Understanding Qubole Hive Authorization

Hive authorization is one of the methods to authorize users for various accesses and privileges. Qubole provides SQL Standard-based authorization with some additional controls and differences from the open source. See SQL Standard Based Hive Authorization for more information.

Qubole’s Hive authorization is aimed at providing Qubole Hive users the ability to control granular access to Hive tables and columns. It is also aimed at providing granular control over the type of privileges a Hive user can have over a Hive table.

Warning

Hive notebooks are in the beta phase. As there may be potential security concerns to use it in production, you can experiment a Hive notebook and cannot use it for a production usage.

Understanding Privileges for Users and Roles

Privileges are granted to users and user-roles. A user can be assigned more than one role. These are the default roles available in Hive:

  • public - By default, all users are assigned with the public role.

  • admin - Only a few users are assigned with admin roles with all privileges. An admin can assign/unassign the admin role to a user.

    An admin can:

    • Create a role
    • Drop a role
    • Show roles
    • Show Principals
    • Use dfs, add, delete, compile, and reset commands. However, Qubole Hive authorization allows a user to add and delete commands, which is a variation from open source Hive. See Differences from the Open Source Hive for more information.
    • Add or drop functions and macros

When you run a Hive query command, Qubole Hive checks the privileges granted to you with the current role.
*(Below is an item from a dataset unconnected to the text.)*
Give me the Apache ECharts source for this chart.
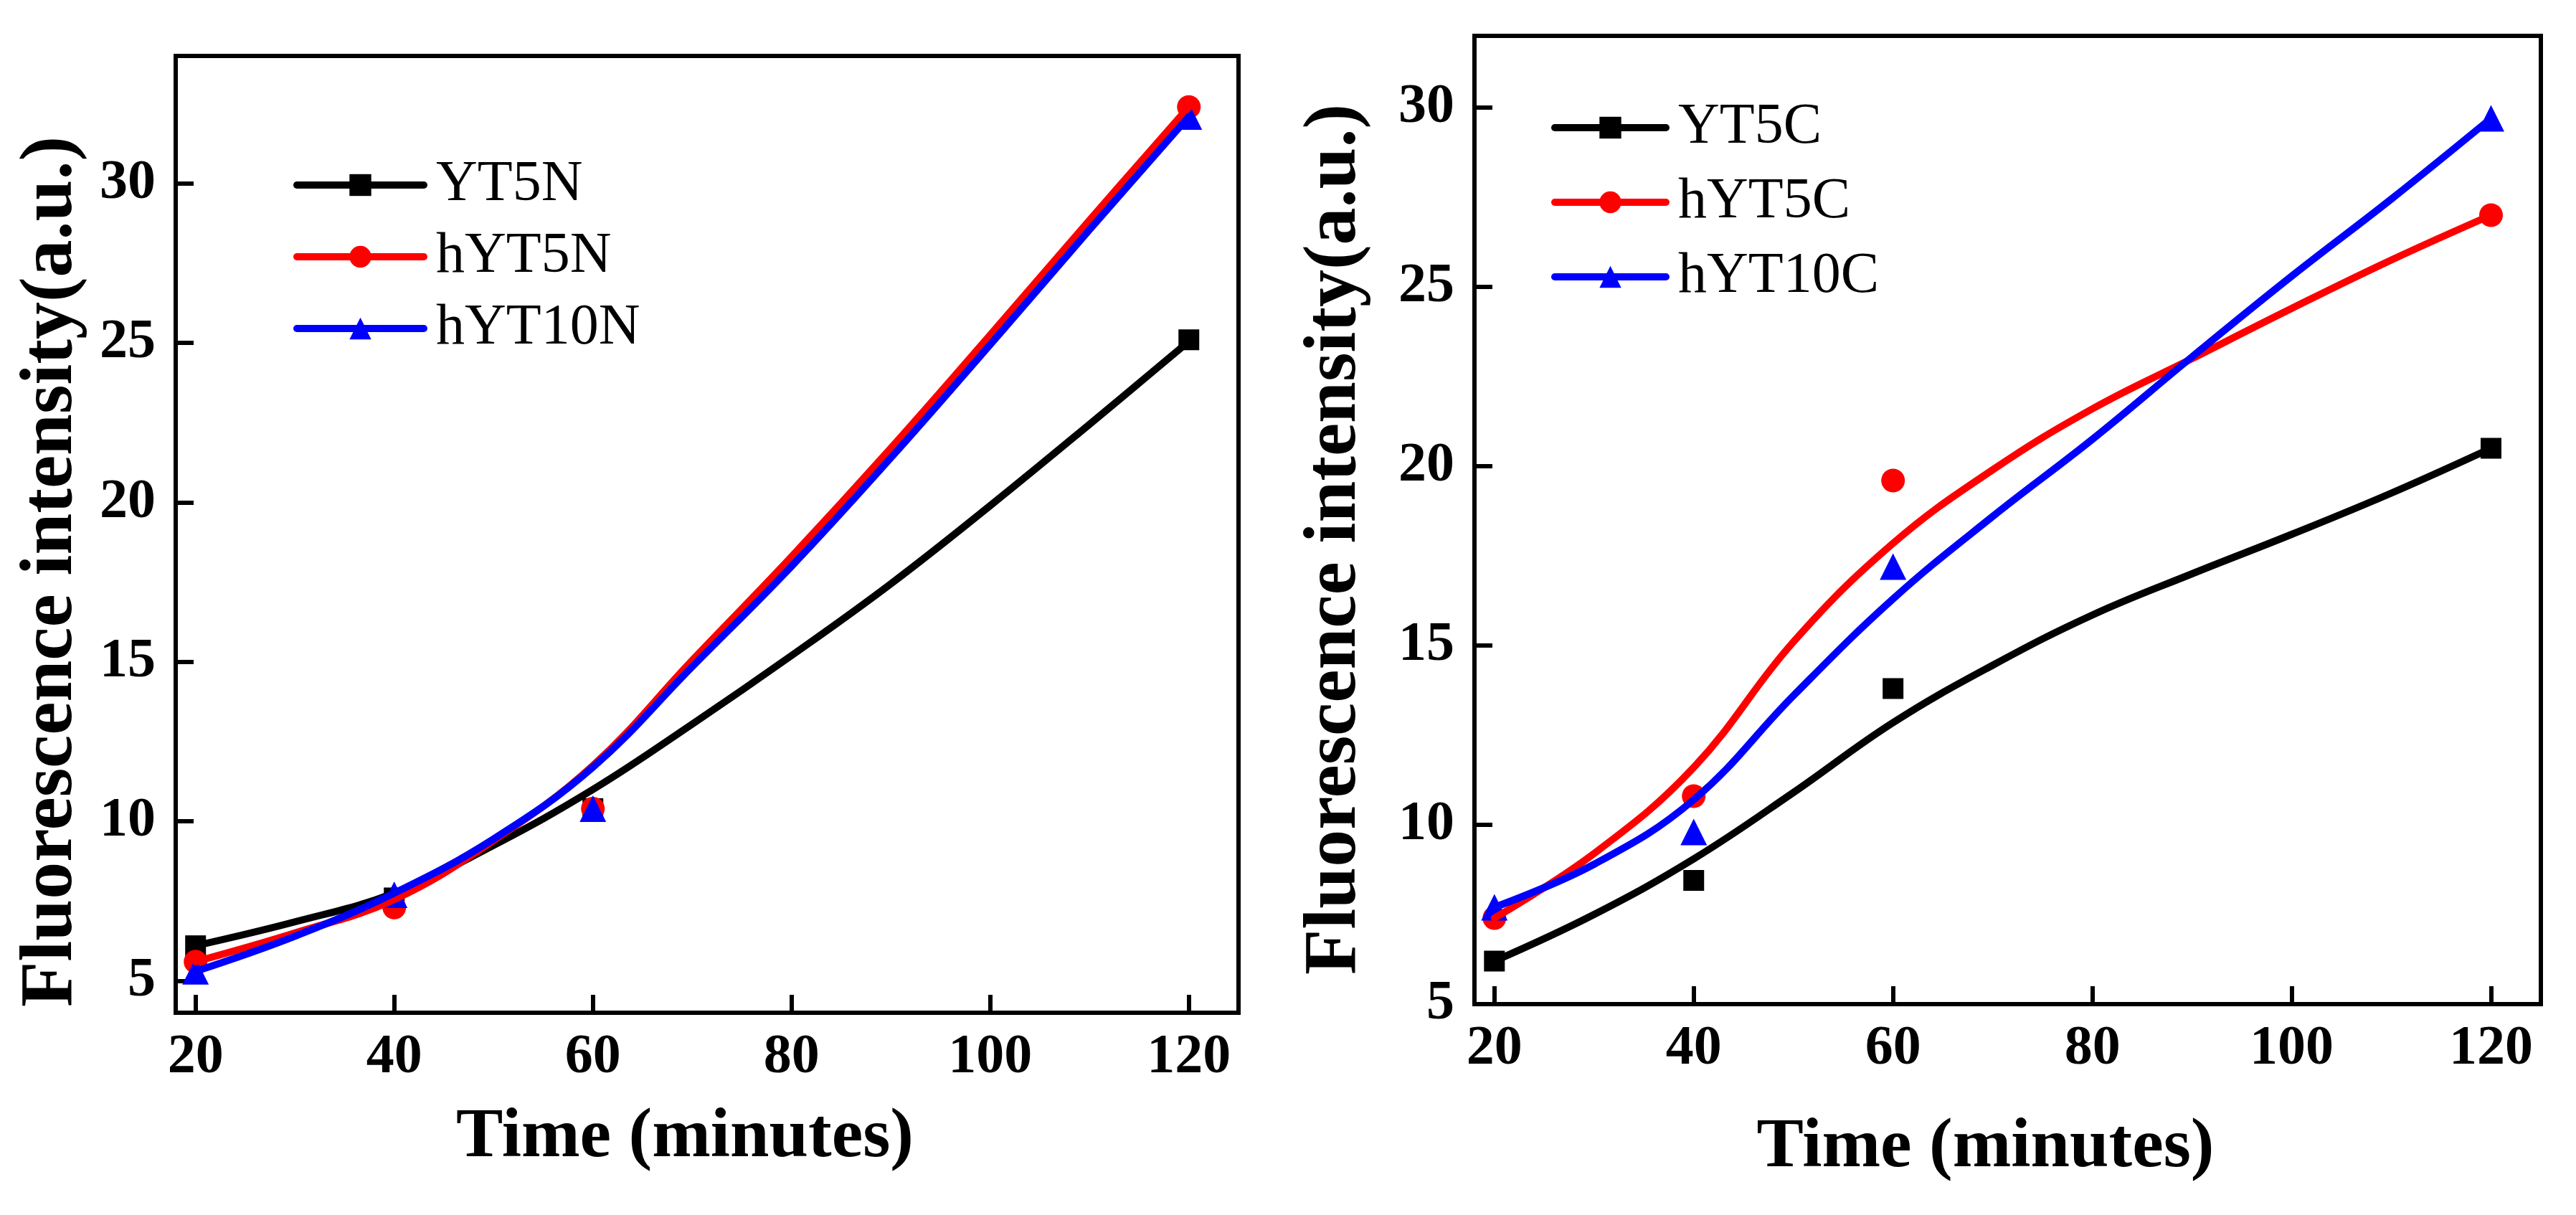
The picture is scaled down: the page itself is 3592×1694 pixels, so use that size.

Required Privileges for Performing Hive Operations

These are the required privileges for performing Hive operations:

  • SELECT privilege: It provides read access to an object (table).
  • INSERT privilege: It provides ability for adding data to an object (table).
  • UPDATE privilege: It provides ability for running UPDATE queries on an object (table).
  • DELETE privilege: It provides ability for deleting data in an object (table).
  • ALL privilege: It provides all privileges. In other words, this privilege gets translated into all the above privileges.

Enabling Qubole Hive Authorization

Hive Authorization is not enabled by default. To enable Hive Authorization in a QDS account, create a Qubole support ticket.

Using Qubole Hive Authorization describes how to use the Qubole Hive authorization.

Note

Once Qubole has enabled Hive Authorization in your account:

  • QDS sets hive.security.authorization.enabled to true, and adds it to Hive’s Restricted List. This prevents users from bypassing Hive authorization when they run a query.
  • If you want to change the setting of hive.security.authorization.enabled at the cluster level, you can do so in the QDS UI: set it in the Override Hive Configuration field in the Hive Settings section under the Advanced Configuration tab of a Hadoop (Hive) cluster, then restart the cluster.
  • To change the setting at the account level, create a Qubole support ticket.

Differences from the Open Source Hive

Qubole Hive Authorization has the following differences from the open source Hive:

  • Qubole has enabled add/delete commands to users unlike in the open source Hive, where commands such as dfs, add, delete, compile, and reset are disabled.

  • Qubole has disabled filesystem-level checks. Open source Hive does filesystem-level checks to see if the user has READ, WRITE, and OWNERSHIP of the location hierarchy.

    Qubole has disabled the filesystem-level check for Cloud Object Storage due to following reasons:

    • The permissions does not translate well into READ, WRITE, or OWNERSHIP in case of Cloud Object Storage as they do for HDFS.
    • The permission checks occur for the entire location hierarchy. So, for a directory, Hive checks each file in that directory recursively for permissions. If a directory does not exist, then Hive recursively checks for permissions by going a level up until it reaches a directory. This type of Hive behavior in Cloud Object Storage would mean a lot of Cloud Object Storage calls leading to a huge command latency. By default, hive.authz.disable.fs.check is set to true. To revert to the open source Hive behavior, set hive.authz.disable.fs.check to false.

Known Issues in the Qubole Hive Authorization

The following are the known issues in the Qubole Hive Authorization in Qubole Hive 2.1:

  • Explain Queries do not check for the SELECT privilege.
  • Grant role with the admin option is not working with the IAM Roles authorization.